Support becomes even more complex when the business depends heavily on the owner’s future labor. A company may look profitable, but if the owner stops working, the income may drop sharply. In that situation, support cannot be based on the assumption that the business operates like a passive investment.

Why Cash Flow Matters More Than Appearances

A business can seem successful while still facing real cash-flow limits. Payroll, taxes, inventory, loan payments, and reinvestment needs may consume funds that are not obvious from a surface review. This is especially true in seasonal businesses or those with uneven payment cycles.

For that reason, a flexible support structure may sometimes work better than a rigid monthly amount. In some cases, a lower base payment combined with additional support tied to distributions or unusually strong earnings better reflects financial reality.

The goal is not to protect a business owner from responsibility. It is to avoid a support arrangement that leads to repeated defaults, modification requests, or unnecessary financial strain.

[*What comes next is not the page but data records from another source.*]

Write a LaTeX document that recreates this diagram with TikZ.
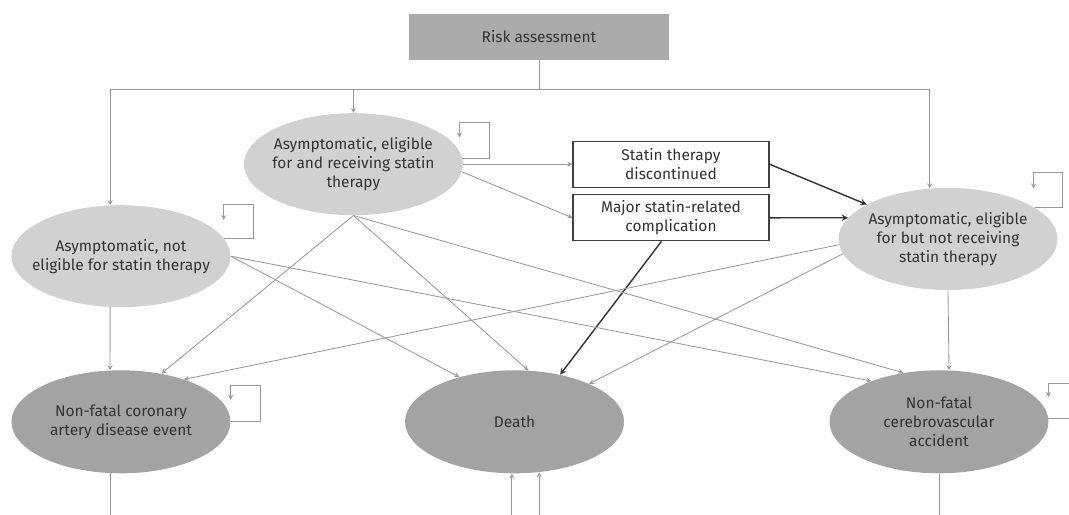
\documentclass[tikz,border=0pt]{standalone}
\usepackage{fontspec}
\setmainfont{Fira Sans}
\usetikzlibrary{shapes.geometric, arrows}
\tikzstyle{riskbox} = [rectangle, minimum width=6.5cm, minimum height=1.15cm, text centered, fill=black!33]
\tikzstyle{lightstate} = [ellipse, minimum width=5.475cm, minimum height=2.55cm, inner xsep=-2cm, inner ysep=-1cm, align=center, fill=black!18]
\tikzstyle{darkstate} = [ellipse, minimum width=5.475cm, minimum height=2.575cm, inner xsep=-2cm, inner ysep=-1cm, align=center, fill=black!36]
\tikzstyle{eventbox} = [rectangle, minimum width=4.9cm, minimum height=1.15cm, align=center, draw=black!75, line width=0.8pt, fill=white]
\tikzstyle{arrow} = [->,>=stealth, draw=black!40, line width=0.6pt]
\tikzstyle{blackarrow} = [->,>=stealth, draw=black!80, line width=1pt]
\tikzstyle{gline} = [draw=black!40, line width=0.6pt]

\begin{document}
\begin{tikzpicture}[node distance=2cm, every node/.style={font=\fontsize{11}{13.5}\selectfont, text=black!80}]

\useasboundingbox (-13.475,0.925) rectangle (13.25,-11.95);

\node (risk) [riskbox] {Risk assessment};

\node (recv) [lightstate, below of=risk, xshift=-4.64cm, yshift=-1.18cm] {Asymptomatic, eligible\\for and receiving statin\\therapy};
\node (noelig) [lightstate, below of=recv, xshift=-5.81cm, yshift=-0.3cm] {Asymptomatic, not\\eligible for statin therapy};
\node (norecv) [lightstate, below of=risk, xshift=10.225cm, yshift=-3.05cm] {Asymptomatic, eligible\\for but not receiving\\statin therapy};

\node (discont) [eventbox, right of=recv, xshift=5.94cm] {Statin therapy\\discontinued};
\node (compl) [eventbox, below of=discont, yshift=0.66cm] {Major statin-related\\complication};

\node (cad) [darkstate, below of=noelig, yshift=-2.14cm] {Non-fatal coronary\\artery disease event};
\node (death) [darkstate, right of=cad, xshift=7.84cm] {Death};
\node (cva) [darkstate, right of=death, xshift=8.61cm] {Non-fatal\\cerebrovascular\\accident};

\coordinate (bottom) at (0,-12.2);

% entry from risk assessment
\draw [gline] (risk.south) -- ++(0,-0.74) coordinate (split);
\draw [arrow] (split) -| (noelig.102);
\draw [arrow] (split) -| (recv.north);
\draw [arrow] (split) -| (norecv.110);

% staying in the same state
\draw [arrow] (recv.3) -- ++(0.675,0) -- ++(0,0.9) -- ++(-0.75,0) -- ++(0,-0.375);
\draw [arrow] (noelig.10) -- ++(0.75,0) -- ++(0,0.85) -- ++(-0.75,0) -- ++(0,-0.4);
\draw [arrow] (norecv.20) -- ++(0.7,0) -- ++(0,0.875) -- ++(-0.725,0) -- ++(0,-0.4);
\draw [arrow] (cad.east) -- ++(0.75,0) -- ++(0,0.9) -- ++(-0.75,0) -- ++(0,-0.35);
\draw [arrow] (cva.2) -- ++(1,0) -- ++(0,0.875) -- ++(-1,0) -- ++(0,-0.35);

\draw [arrow] (recv.east) -- (discont.west);
\draw [arrow] (recv.-4) -- (compl.west);
\draw [blackarrow] (discont.east) -- (norecv.157);
\draw [blackarrow] (compl.east) -- (norecv.168);
\draw [blackarrow] (compl.248) -- (death.46);

\draw [arrow] (recv.south) -- (cad.50);
\draw [arrow] (recv.south) -- (death.75);
\draw [arrow] (recv.south) -- (cva.126);

\draw [arrow] (noelig.258) -- (cad.102);
\draw [arrow] (noelig.east) -- (death.141);
\draw [arrow] (noelig.east) -- (cva.149);

\draw [arrow] (norecv.183) -- (cad.34);
\draw [arrow] (norecv.188) -- (death.27);
\draw [arrow] (norecv.south) -- (cva.79);

% leaving the picture
\draw [gline] (cad.258) -- (cad.258 |- bottom);
\draw [gline] (cva.south) -- (cva.south |- bottom);
\draw [arrow] (death.267 |- bottom) -- (death.267);
\draw [arrow] (death.296 |- bottom) -- (death.296);

\end{tikzpicture}
\end{document}
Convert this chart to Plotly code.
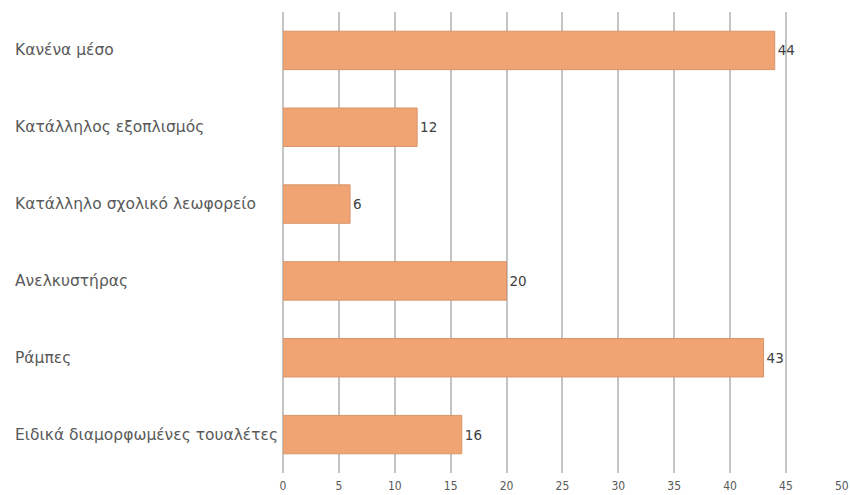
import plotly.graph_objects as go

categories = ["Κανένα μέσο", "Κατάλληλος εξοπλισμός", "Κατάλληλο σχολικό λεωφορείο",
              "Ανελκυστήρας", "Ράμπες", "Ειδικά διαμορφωμένες τουαλέτες"]
values = [44, 12, 6, 20, 43, 16]
x_ticks = [0, 5, 10, 15, 20, 25, 30, 35, 40, 45, 50]

L, R, T, B = 283, 8, 12, 22
W, H = 850, 495
plot_w = W - L - R

fig = go.Figure(go.Bar(
    y=categories, x=values, orientation="h",
    marker=dict(color="#F0A473", line=dict(color="#D89468", width=1)),
    width=0.5,
    text=[str(v) for v in values], textposition="outside",
    textfont=dict(size=13.5, color="#404040", family="DejaVu Sans"),
    cliponaxis=False,
))

for c in categories:
    fig.add_annotation(
        x=(13 - L) / plot_w, xref="paper", xanchor="left",
        y=c, yref="y", yanchor="middle",
        text=c, showarrow=False,
        font=dict(size=15.5, color="#595959", family="DejaVu Sans"),
    )

fig.update_layout(
    width=W, height=H,
    margin=dict(l=L, r=R, t=T, b=B, autoexpand=False),
    paper_bgcolor="white", plot_bgcolor="white",
    showlegend=False,
    font=dict(family="DejaVu Sans", color="#595959"),
    xaxis=dict(range=[0, 50.02], tickvals=x_ticks, showgrid=True, gridcolor="#C4C4C4",
               gridwidth=2, zeroline=True, zerolinecolor="#C4C4C4", zerolinewidth=2,
               showline=False, automargin=False,
               tickfont=dict(size=12, color="#595959", family="DejaVu Sans Condensed"),
               ticklen=0, ticklabelstandoff=4),
    yaxis=dict(autorange="reversed", showgrid=False, zeroline=False, showline=False,
               showticklabels=False, ticks="", automargin=False),
)

fig.write_html("out.html", config={"displayModeBar": False},
               post_script="document.body.style.margin='0';")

A sustainable order usually serves both parties better than an aggressive order that cannot be maintained.

A More Practical Path Forward

These cases should not be framed as a choice between protecting the business and helping the lower-earning spouse. In reality, those goals are connected. If an unrealistic support order weakens the business, both parties may suffer through lost income, missed payments, and ongoing conflict.

Spousal support is harder to determine when a closely held business is involved because the financial picture is rarely simple. A thoughtful analysis goes beyond tax returns and asks practical questions about cash flow, compensation, asset division, and long-term earning capacity. When those questions are taken seriously, support decisions are more likely to be fair, workable, and durable. In divorces involving business ownership, an attorney specialising in divorce can help build a strategy grounded in realistic numbers and long-term practicality.